The daughter of an upper-class immigrant Japanese father interested in fine art and a white working-class mother raised on a farm, Moriyasu's sculptures and art reflect her mixed-race and class background. "I grew up in a house with crocheted afghans but then it’d be next to this museum-quality Japanese piece of art," she says.

This clash of low and high culture comes across humorously in some of her pieces. At her studio, she shows me a sculpture with the head of a noble-looking seal—but the head is on top of a human body with a giant ass. Where the buttcheeks should be are two lighter colored circles, as if the creature had shaved just its rear end. It’s a beautifully made, oddly whimsical object that seems to wink at you: Don’t take anything too seriously.

Moriyasu tells me she’ll often start making work that she doesn’t realize riffs off of artistic traditions from Japanese culture. She points to a black sculpture of a dog’s head positioned near us. It has a grumpy expression, its ears and mouth sagging toward the table. Where the eyes should be are just two holes.

When she showed the piece to a friend, they pointed out that the dog was “definitely haniwa,” a type of clay sculpture placed on top of burial mounds in early Japanese history. These funerary objects could take several forms—humans, horses, houses, pots—and it’s unclear what their exact use was, though they have a guardian-like quality. Moriyasu grew up around modern-day interpretations of haniwas, using their many holes as planters. And now they appear in her work when the world seems to need guardian figures more than ever.

Another figure that will appear in spooky actions from a distance.
Another figure that will appear in spooky actions from a distance. JK
When the pandemic kicked off last March, Moriyasu started making art with no real motive. She quit her job in 2019 to be an artist full-time, and the isolation allowed her to settle into a creative rhythm where she could "just really feel it and be in it and just do it," she says.

After experiencing some light controversy over a proposed beaver statue in Spokane, Moriyasu focused on creating work for her upcoming show, spooky actions from a distance, which opens next week. Taking the title from an Albert Einstein quote, she tells me that many of these pieces draw from the haniwa tradition—protectors for these trying times.

But also, she’s really interested in the concept of “inside/outside”: things that are outside the body, things that are within the body. If you look at her new work, you can see it's obsessed with holes—are they eyes? Ears? Bellybuttons? Mouths?

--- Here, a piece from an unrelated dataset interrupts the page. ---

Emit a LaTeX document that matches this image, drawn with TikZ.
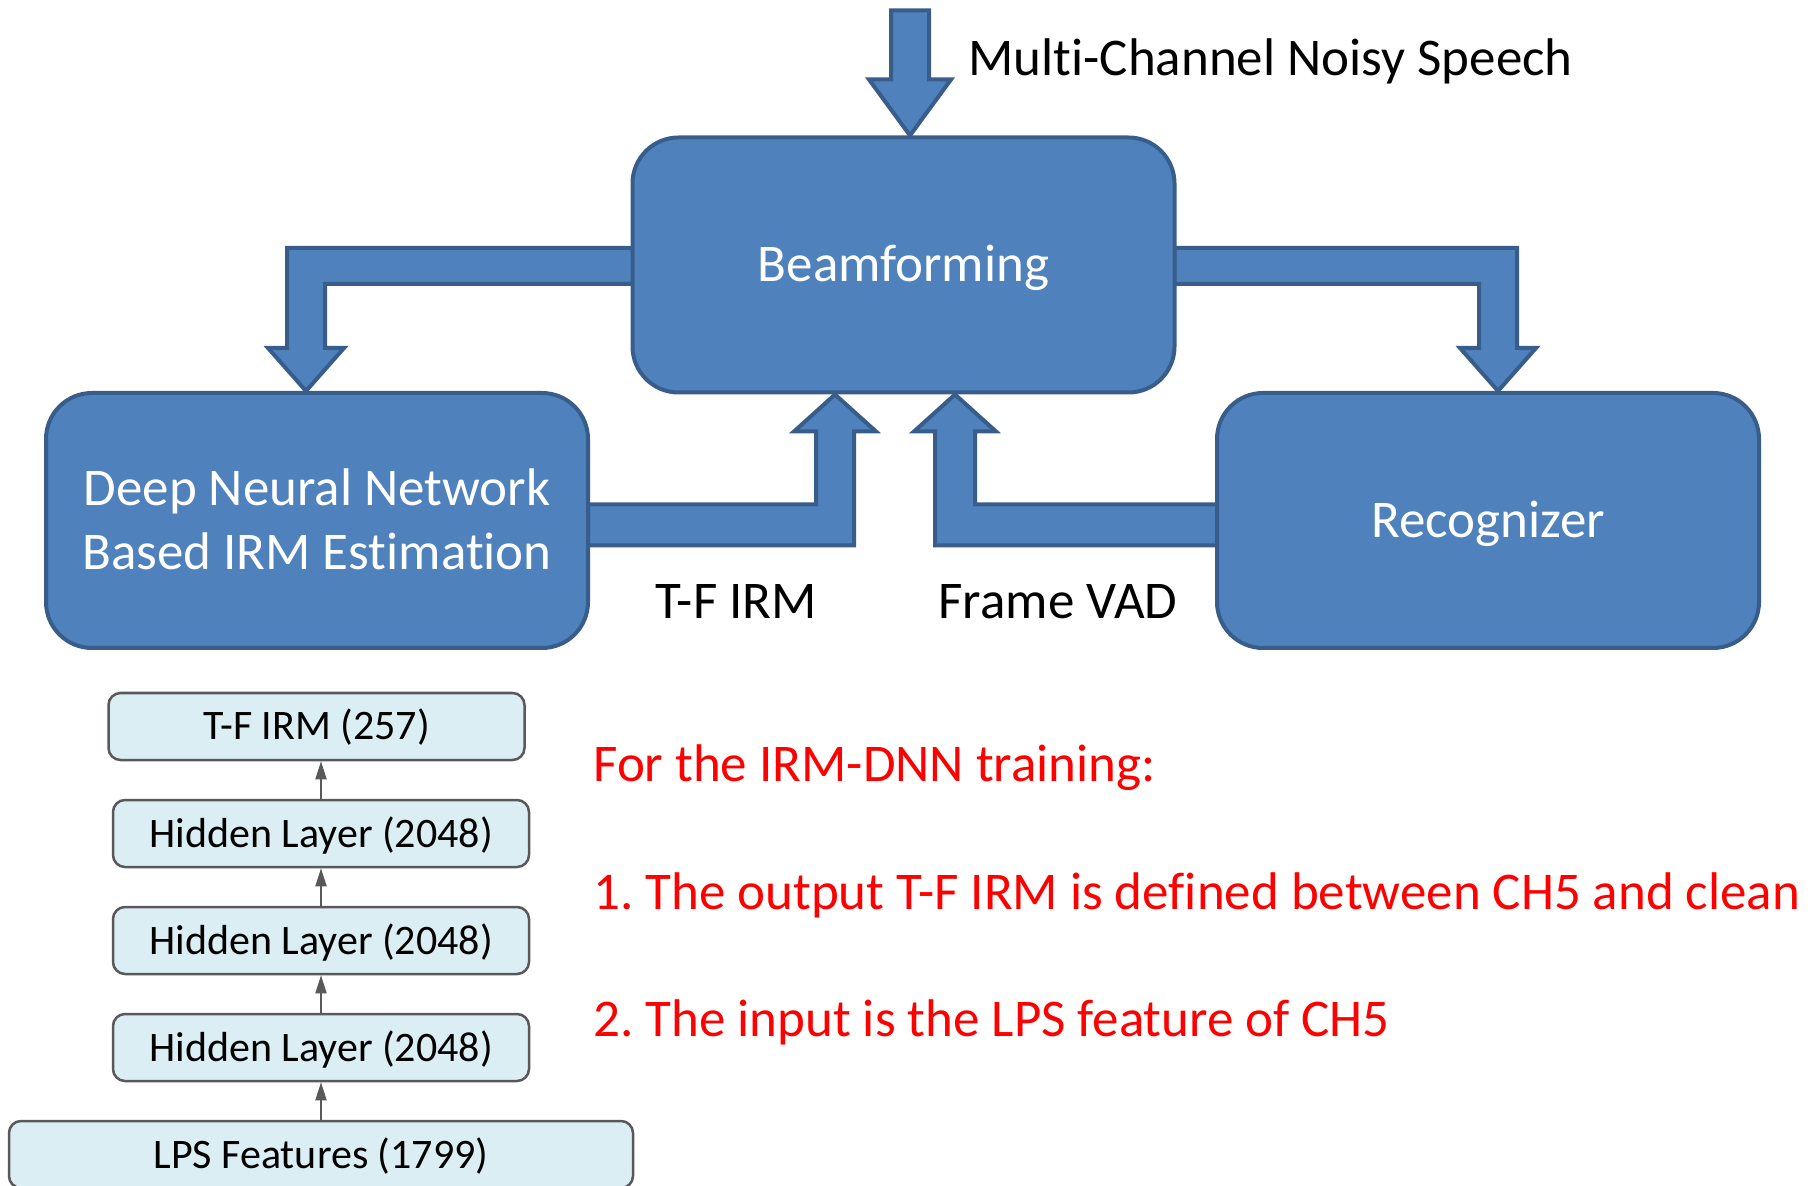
\documentclass[tikz,border=0pt]{standalone}
\usepackage{fontspec}
\setmainfont{Carlito}[Ligatures=CommonOff]
\usetikzlibrary{positioning,calc,arrows.meta,backgrounds}
\frenchspacing
\definecolor{bblue}{HTML}{4F81BD}
\definecolor{bdark}{HTML}{385D8A}
\definecolor{lfill}{HTML}{DBEEF4}
\definecolor{lline}{HTML}{595959}
\definecolor{note}{HTML}{FF0000}
\tikzset{
  bigbox/.style  = {draw=bdark, fill=bblue, line width=2pt, rounded corners=23pt,
                    minimum width=271pt, minimum height=127.5pt, align=center,
                    text=white, text height=17pt, text depth=0pt,
                    font=\fontsize{26.5}{32}\selectfont},
  barrow/.style  = {draw=bdark, fill=bblue, line width=2pt, line join=miter},
  lbox/.style    = {draw=lline, fill=lfill, line width=1.25pt, rounded corners=6pt,
                    minimum width=208pt, minimum height=33.5pt,
                    text height=13.5pt, text depth=0pt,
                    font=\fontsize{21}{25}\selectfont},
  larr/.style    = {draw=lline, line width=1pt, -{Triangle[length=9pt,width=5.5pt]}},
  lbl/.style     = {inner sep=0pt, font=\fontsize{26.5}{32}\selectfont},
  rlbl/.style    = {lbl, text=note, anchor=base west},
}
\begin{document}
\begin{tikzpicture}[x=0.5pt,y=0.5pt]
  \useasboundingbox (0,0) rectangle (1814,-1186);
  % processing blocks
  \node[bigbox] (beam) at (903.5,-265) {Beamforming};
  \node[bigbox, text height=49pt] (dnn) at (317,-520.5)
    {Deep Neural Network\\Based IRM Estimation};
  \node[bigbox] (rec) at (1488,-520.5) {Recognizer};
  % arrow tips on the block borders
  \coordinate (tin) at ($(beam.north)+(6.5,0)$);
  \coordinate (tl) at ($(dnn.north)+(-11,0)$);
  \coordinate (tr) at ($(rec.north)+(10,0)$);
  \coordinate (tirm) at ($(beam.south)+(-68.5,0)$);
  \coordinate (tvad) at ($(beam.south)+(51.5,0)$);
  \begin{pgfonlayer}{background}
    \draw[barrow] (tin) -- ++(41,56) -- ++(-22,0) -- ++(0,69) -- ++(-38,0)
      -- ++(0,-69) -- ++(-22,0) -- cycle;
    \draw[barrow] (tl) -- ++(38,43) -- ++(-19,0) -- ++(0,64) -- ++(308,0)
      -- ++(0,36) -- ++(-346,0) -- ++(0,-100) -- ++(-19,0) -- cycle;
    \draw[barrow] (tr) -- ++(38,43) -- ++(-19,0) -- ++(0,100) -- ++(-343,0)
      -- ++(0,-36) -- ++(305,0) -- ++(0,-64) -- ++(-19,0) -- cycle;
    \draw[barrow] (tirm) -- ++(41,-37) -- ++(-22,0) -- ++(0,-114) -- ++(-266,0)
      -- ++(0,41) -- ++(228,0) -- ++(0,73) -- ++(-22,0) -- cycle;
    \draw[barrow] (tvad) -- ++(41,-37) -- ++(-21,0) -- ++(0,-73) -- ++(242,0)
      -- ++(0,-41) -- ++(-282,0) -- ++(0,114) -- ++(-21,0) -- cycle;
  \end{pgfonlayer}
  \node[lbl, anchor=base west] (input) at (968,-76) {Multi-Channel Noisy Speech};
  \node[lbl, anchor=base] (irml) at (736,-619) {T-F IRM};
  \node[lbl, anchor=base] (vadl) at (1058,-619) {Frame VAD};
  % the IRM-DNN layers
  \node[lbox] (out) at (316.5,-726.5) {T-F IRM (257)};
  \node[lbox] (hid3) at (321,-833.5) {Hidden Layer (2048)};
  \node[lbox] (hid2) at (321,-940.5) {Hidden Layer (2048)};
  \node[lbox] (hid1) at (321,-1047.5) {Hidden Layer (2048)};
  \node[lbox, minimum width=312pt] (lps) at (321,-1154.5) {LPS Features (1799)};
  \draw[larr] (lps.north) -- (hid1.south);
  \draw[larr] (hid1.north) -- (hid2.south);
  \draw[larr] (hid2.north) -- (hid3.south);
  \draw[larr] (hid3.north) -- (hid3.north |- out.south);
  % training notes
  \node[rlbl] (note0) at (593,-781) {For the IRM-DNN training:};
  \node[rlbl] (note1) at (593,-909) {1. The output T-F IRM is defined between CH5 and clean};
  \node[rlbl] (note2) at (593,-1036) {2. The input is the LPS feature of CH5};
\end{tikzpicture}
\end{document}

Some of Moriyasu's guardian-like sculptures have bellies turned into fire pots, inspired by the time she’s spent outside with friends during quarantine congregating around a fire. Other creatures lift out of built-in sections or have giant holes to peer through. It’s playful but also reflects a sense of body paranoia, something many of us have experienced over the last year.

Part of her interest in the "inside/outside" is a holdover from the Trump era, she says, and the discourse around living in political or informational bubbles. But it’s also the influence of the pandemic, which has us obsessed with our germ bubbles. We’ve spent a whole year covering the two main orifices on our faces to prevent the spread of the deadly respiratory disease. Moriyasu is interested in what’s behind those masks, and it's fun to get lost in her imagination.

Some of Moriyasus work al fresco.
Some of Moriyasu's work al fresco. JK

You’ll have a chance to see some of these sculptures for yourself, along with over 50 ceramic wall paintings, when spooky actions at a distance opens on Friday, May 28 at J. Rinehart Gallery. The space will live stream the opening reception or you can stop by Wednesday-Saturday, 11am-5pm. Don't miss it.